Hi,
I am working on an Actor Critic Method where there are infinite numbers of possible actions (let’s say movement of a robot, where the possible movement is not just left-right-up-down but every possible angle).
My obvious idea was to have output mu and sigma^2 in the policy:
class Policy(nn.Module):
"""
implements both actor and critic in one model
"""
def __init__(self):
super(Policy, self).__init__()
self.fc1 = nn.Linear(state_size+1, 128)
self.fc2 = nn.Linear(128, 64)
# actor's layer
self.action_head = nn.Linear(64, 1)
self.mu = nn.Sigmoid()
self.var = nn.Softplus()
# critic's layer
self.value_head = nn.Linear(64, 1)
def forward(self, x):
"""
forward of both actor and critic
"""
x = F.relu(self.fc1(x))
x = F.relu(self.fc2(x))
action_prob = self.action_head(x)
mu = self.mu(action_prob)
var = self.var(action_prob)
state_values = self.value_head(x)
return mu, var, state_values
Now, I also need to calculate the action from this (mu, sigma**2=var) pair. I also need to calculate the probability of happening of that action from that Normal Distribution. I am doing these for them:
sigma = torch.sqrt(var)
action = torch.normal(mu, sigma)
action = torch.clip(action, 0, 1)
pdf_probability = stats.norm.pdf(action.cpu().detach().numpy(), loc=mu.cpu().detach().numpy(), scale=sigma.cpu().detach().numpy())
Now I have some questions. What I am doing, is it ok? It does not feel ok, as I suppose the pdf_probability should be backpropagated as well, but during conversion Tensor->Numpy->Tensor, we lose it.

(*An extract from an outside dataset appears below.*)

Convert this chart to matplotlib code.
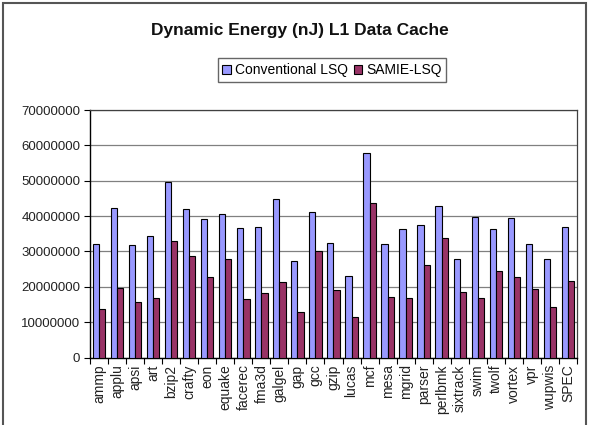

I have gone through [resolved] Actor Critic with a large amount of possible actions - reinforcement-learning - PyTorch Forums, where they discussed a similar issue. They are also calculating mu, sigma^2 from the policy, but they never talked about how to calculate Action from these (mu,sigma^2).
I also read the A3C paper Asynchronous Methods for Deep Reinforcement Learning (arxiv.org), where they stated that the mu should be calculated by a Linear Layer. Is it mandatory? In my case, I want to only consider positive angles, so, mu should be followed by Sigmoid or ReLU right?